Last week, while visiting the (excellent) exhibition Out of Office. This isn’t working for us at IMPAKT Centre for Media Culture in Utrecht, I discovered one of those rare works of media art that reminded me how glad I should be to have fallen 19 years ago into the merry world of art and tech.

The artwork is by Total Refusal, a collective of artists (Michael Stumpf, Leonhard Müller, Robin Klengel, Jona Kleinlein, Adrian Haim and Susanna Flock) who define themselves as “a pseudo-Marxist media guerilla.” That certainly got my attention. Their practice consists in appropriating mainstream video game material. They scrutinise it, look behind its sleek, realistic aesthetic and uncover its covert political apparatus.

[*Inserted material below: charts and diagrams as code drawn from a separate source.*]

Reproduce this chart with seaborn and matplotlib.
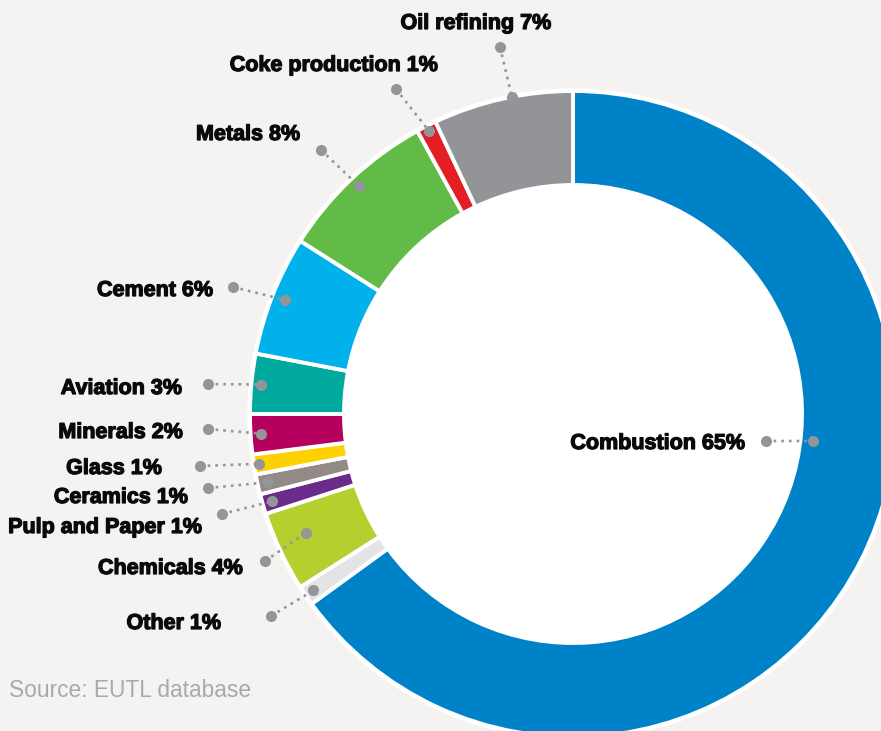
import matplotlib
matplotlib.use("Agg")
import matplotlib.pyplot as plt
from matplotlib.patches import Circle
import matplotlib.patheffects as pe
import numpy as np
import seaborn as sns

# Share of verified emissions by activity, clockwise from 12 o'clock
sectors = ["Combustion", "Other", "Chemicals", "Pulp and Paper", "Ceramics", "Glass",
           "Minerals", "Aviation", "Cement", "Metals", "Coke production", "Oil refining"]
shares = [65, 1, 4, 1, 1, 1, 2, 3, 6, 8, 1, 7]
sector_colors = ["#0082c8", "#e3e4e6", "#b6cf2e", "#6a2b8b", "#938a85", "#ffd100",
                 "#b5005e", "#00a99e", "#00b1ec", "#62bb47", "#e31e25", "#929497"]
source_note = "Source: EUTL database"

# Canvas geometry (pixels, measured from the top-left corner)
W, H = 881, 731
CX, CY = 573, 414
R_OUT, R_IN = 323, 229
BG = "#f4f3f1"
LEADER = "#939598"

# Where each label sits, where its leader starts, and how far out on the
# wedge the leader ends (optional fixed angle in degrees, matplotlib convention)
label_layout = {
    "Combustion":      dict(text=(745, 441), ha="right",  dot=(766, 441), r=242, ang=-6.4),
    "Other":           dict(text=(221, 621), ha="right",  dot=(271, 616), r=314),
    "Chemicals":       dict(text=(243, 566), ha="right",  dot=(265, 561), r=292, ang=204.0),
    "Pulp and Paper":  dict(text=(202, 525), ha="right",  dot=(222, 514), r=313),
    "Ceramics":        dict(text=(188, 495), ha="right",  dot=(208, 488), r=313),
    "Glass":           dict(text=(162, 466), ha="right",  dot=(200, 466), r=318),
    "Minerals":        dict(text=(183, 430), ha="right",  dot=(208, 429), r=313),
    "Aviation":        dict(text=(182, 386), ha="right",  dot=(208, 384), r=313),
    "Cement":          dict(text=(213, 288), ha="right",  dot=(233, 287), r=310),
    "Metals":          dict(text=(300, 132), ha="right",  dot=(321, 150), r=313),
    "Coke production": dict(text=(438, 63),  ha="right",  dot=(396, 89),  r=318),
    "Oil refining":    dict(text=(476, 21),  ha="center", dot=(500, 47),  r=323, ang=100.9),
}

sns.set_style("white")
plt.rcParams["font.family"] = ["Liberation Sans", "DejaVu Sans"]


def up(y):
    """Convert a pixel row (top origin) into a data y (bottom origin)."""
    return H - y


fig = plt.figure(figsize=(W / 100, H / 100), dpi=100, facecolor=BG)
ax = fig.add_axes([0, 0, 1, 1])
ax.set_facecolor(BG)

palette = sns.color_palette(sector_colors)

# White hole behind the ring
ax.add_patch(Circle((CX, up(CY)), R_IN + 2, facecolor="white", edgecolor="none", zorder=0))

wedges, _ = ax.pie(
    shares,
    colors=palette,
    startangle=90,
    counterclock=False,
    radius=R_OUT,
    center=(CX, up(CY)),
    wedgeprops=dict(width=R_OUT - R_IN, edgecolor="white", linewidth=2.8),
    frame=False,
)
for w in wedges:
    w.set_zorder(2)

# Thin white rim round the outside of the ring
ax.add_patch(Circle((CX, up(CY)), R_OUT + 1, facecolor="none", edgecolor="white",
                    linewidth=2.4, zorder=3))

heavy = [pe.withStroke(linewidth=0.9, foreground="#0a0a0a")]

for name, share, w in zip(sectors, shares, wedges):
    lay = label_layout[name]
    ang = lay.get("ang", 0.5 * (w.theta1 + w.theta2))
    ex = CX + lay["r"] * np.cos(np.radians(ang))
    ey = up(CY) + lay["r"] * np.sin(np.radians(ang))
    sx, sy = lay["dot"][0], up(lay["dot"][1])
    ax.plot([sx, ex], [sy, ey], color=LEADER, linewidth=1.9,
            linestyle=(0, (1, 1.9)), zorder=4, solid_capstyle="butt")
    ax.plot([sx, ex], [sy, ey], linestyle="none", marker="o", markersize=8.0,
            color=LEADER, markeredgewidth=0, zorder=5)
    tx, ty = lay["text"]
    ax.text(tx, up(ty + 8), f"{name} {share}%", ha=lay["ha"], va="baseline",
            fontsize=15.5, fontweight="bold", color="#0a0a0a", zorder=6,
            path_effects=heavy)

ax.text(9, up(697), source_note, ha="left", va="baseline", fontsize=16.4,
        color="#a7a9ac")

ax.set_xlim(0, W)
ax.set_ylim(0, H)
ax.set_aspect("equal")
ax.axis("off")

fig.savefig("out.png", dpi=100, facecolor=BG)
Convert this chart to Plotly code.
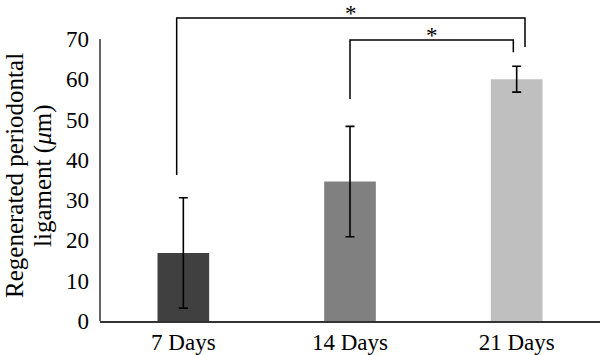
import plotly.graph_objects as go

categories = ["7 Days", "14 Days", "21 Days"]
means = [16.9, 34.6, 60.0]
errors = [13.7, 13.7, 3.2]
colors = ["#404040", "#808080", "#bfbfbf"]
y_ticks = [0, 10, 20, 30, 40, 50, 60, 70]
y_title_lines = ["Regenerated periodontal", "ligament (<i>μ</i>m)"]

# significance brackets: (left index, right index, top level, left drop, right drop, label)
brackets = [
    (0, 2, 75.2, 36.2, 68.0, "*"),
    (1, 2, 69.7, 55.1, 66.7, "*"),
]

FONT = "Liberation Serif"

fig = go.Figure()
fig.add_trace(go.Bar(
    x=list(range(len(categories))), y=means,
    marker=dict(color=colors, line=dict(width=0)),
    width=0.31,
    error_y=dict(type="data", array=errors, color="black", thickness=1.6, width=4.5),
))

shapes = [dict(type="line", xref="paper", yref="y", x0=0, x1=0, y0=0, y1=70,
               line=dict(color="#333", width=1.5))]
annotations = []
for (a, b, top, ld, rd, lab) in brackets:
    xa = a - 0.04 if a == 0 else a
    xb = b + 0.05 if a == 0 else b - 0.02
    shapes.append(dict(type="path", xref="x", yref="y",
                       path=f"M {xa},{ld} L {xa},{top} L {xb},{top} L {xb},{rd}",
                       line=dict(color="black", width=1.5)))
    annotations.append(dict(x=(xa + xb) / 2, y=top, xref="x", yref="y", text=lab,
                            showarrow=False, yanchor="top", yshift=18, borderpad=0,
                            font=dict(family=FONT, size=23, color="black")))

for i, line in enumerate(y_title_lines):
    annotations.append(dict(x=0, xref="paper", y=36, yref="y", xshift=-85 + 28 * i,
                            text=line, textangle=-90, showarrow=False,
                            xanchor="center", yanchor="middle",
                            font=dict(family=FONT, size=25, color="black")))

fig.update_layout(
    width=600, height=355,
    margin=dict(l=100, r=0, t=0, b=34),
    paper_bgcolor="white", plot_bgcolor="white",
    showlegend=False,
    font=dict(family=FONT, size=23, color="black"),
    shapes=shapes, annotations=annotations,
    xaxis=dict(range=[-0.5, 2.5], tickvals=list(range(len(categories))), ticktext=categories,
               showline=True, linecolor="#333", linewidth=1.5, ticks="", showgrid=False,
               zeroline=False, tickfont=dict(family=FONT, size=23, color="black")),
    yaxis=dict(range=[0, 79.65], tickvals=y_ticks, showline=False, ticks="",
               showgrid=False, zeroline=False, ticklabelstandoff=10,
               tickfont=dict(family=FONT, size=23, color="black")),
)

fig.write_html("out.html", config={"displayModeBar": False},
               post_script="document.body.style.margin='0';document.body.style.overflow='hidden';")
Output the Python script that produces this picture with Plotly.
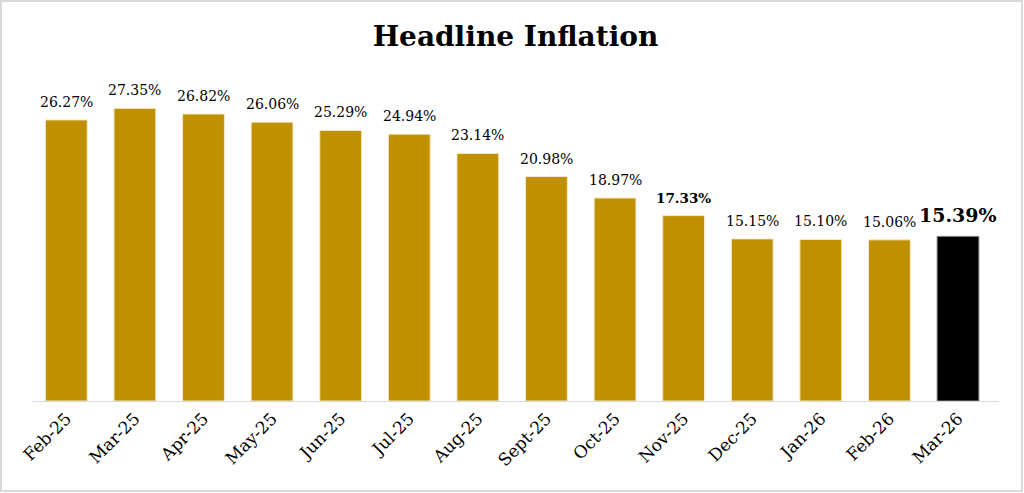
import plotly.graph_objects as go

months = ["Feb-25", "Mar-25", "Apr-25", "May-25", "Jun-25", "Jul-25", "Aug-25",
          "Sept-25", "Oct-25", "Nov-25", "Dec-25", "Jan-26", "Feb-26", "Mar-26"]
inflation = [26.27, 27.35, 26.82, 26.06, 25.29, 24.94, 23.14,
             20.98, 18.97, 17.33, 15.15, 15.10, 15.06, 15.39]
bold_labels = ["Nov-25", "Mar-26"]
highlight = "Mar-26"

GOLD = "#BF9000"
FONT = "DejaVu Serif"

W, H = 1024, 493
ML, MR, MT, MB = 32, 25, 80, 92

colors = ["#000000" if m == highlight else GOLD for m in months]
outlines = ["#8c8c8c" if m == highlight else "#f3e9cc" for m in months]

fig = go.Figure(go.Bar(
    x=months, y=inflation,
    marker=dict(color=colors, line=dict(color=outlines, width=1)),
    hoverinfo="skip",
))

for m, v in zip(months, inflation):
    s = f"{v:.2f}%"
    size = 14
    if m in bold_labels:
        s = f"<b>{s}</b>"
        size = 13.5
    if m == highlight:
        size = 19
    fig.add_annotation(x=m, y=v, text=s, showarrow=False, xanchor="center",
                       yanchor="bottom", yshift=8,
                       font=dict(family=FONT, size=size, color="#000000"))

pw = W - ML - MR
ph = H - MT - MB
fig.add_shape(type="rect", xref="paper", yref="paper",
              x0=(1 - ML) / pw, x1=(W - 2 - ML) / pw,
              y0=-(H - 2 - (H - MB)) / ph, y1=(H - MB - 1) / ph,
              line=dict(color="#d9d9d9", width=2), fillcolor="rgba(0,0,0,0)", layer="below")

fig.update_layout(
    width=W, height=H,
    margin=dict(l=ML, r=MR, t=MT, b=MB, autoexpand=False),
    paper_bgcolor="white", plot_bgcolor="white",
    bargap=0.39,
    showlegend=False,
    title=dict(text="<b>Headline Inflation</b>", x=0.5, xref="paper", xanchor="center",
               y=1 - 36 / H, yanchor="middle",
               font=dict(family=FONT, size=28, color="#000000")),
    xaxis=dict(showline=True, linecolor="#d9d9d9", linewidth=1, ticks="",
               tickangle=-45, tickfont=dict(family=FONT, size=17, color="#000000"),
               showgrid=False, automargin=False),
    yaxis=dict(range=[0, 30], visible=False, showgrid=False, automargin=False),
)

fig.write_html("out.html", config={"displayModeBar": False},
               post_script="document.body.style.margin='0';")
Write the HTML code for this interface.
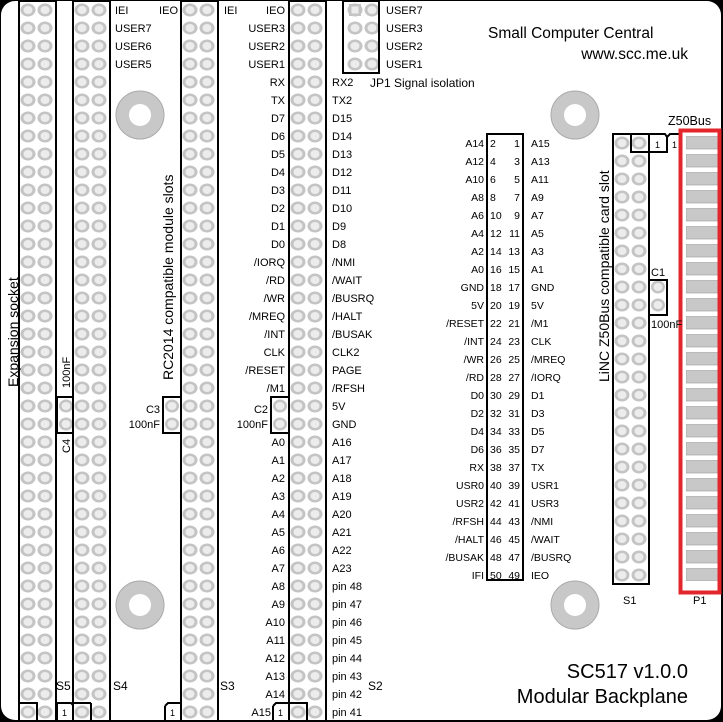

Total Refusal, Hardly Working (trailer), 2021


Total Refusal, Hardly Working, 2021


Out of Office. This isn’t working for us. Exhibition view at IMPAKT. Photo: Pieter Kers

The work the collective is showing in Utrecht (and at the Milan Machinima Festival this month if ever you’re around) is Hardly Working. Entirely shot inside the Red Dead Redemption II Western-themed shooter game, the short film focuses on four NPCs. NPCs are non-player character. They can’t be controlled by players and exist as background, as part of the landscape. Their main purpose is to add authenticity and an element of normal daily life to the game. The four characters under close observation are a street sweeper, a horse groom, a laundress and a carpenter.

Total Refusal’s film isolates their working patterns. The characters are locked into a life of repetitive gestures. For hours, they bend over their chores, barely moving away from their positions. Nothing of what they do seems to have any tangible impact on their environment. Their efforts are purely performative. They sweep, build, clean and cut for the sake of it.


Total Refusal, Hardly Working, 2021


Total Refusal, Hardly Working, 2021

At night, they don’t work but they do not really sleep either. They don’t need to. They are the ideal workers. Yet, that is when you suddenly feel sorry for them: they sit on a street corner, stare into space, loiter in a bar, waiting for their “shift” to start.

The artists call the NPCs in the game “digital Sisyphus machines”. A voice-over comments on their fate, their monotonous existence, the absence of children, the resignation on their faces. Yet, not everything runs smoothly in the digital Far West, sometimes the characters glitch, hesitate and show their flaws.

The work, Total Refusal explains, probes some of the issues posed by labour in late-stage capitalism. Are our bullshit jobs any more glorious? Are we the NPCs of our own system? How absurd does human labour have to be in order to ensure social order? Can we start glitching, individually and collectively?

Total Refusal, Hardly Working (excerpt), 2021


Total Refusal, Hardly Working, 2021


Total Refusal, Hardly Working, 2021

Out of Office. This isn’t working for us is at IMPAKT Centre for Media Culture in Utrecht until 10 April 2023.

Hardly Working will be screened at the Museum of Interactive Cinema in Milan, as part of Neither Artificial Nor Intelligent program, Milan Machinima Festival 2023 on March 25 2023.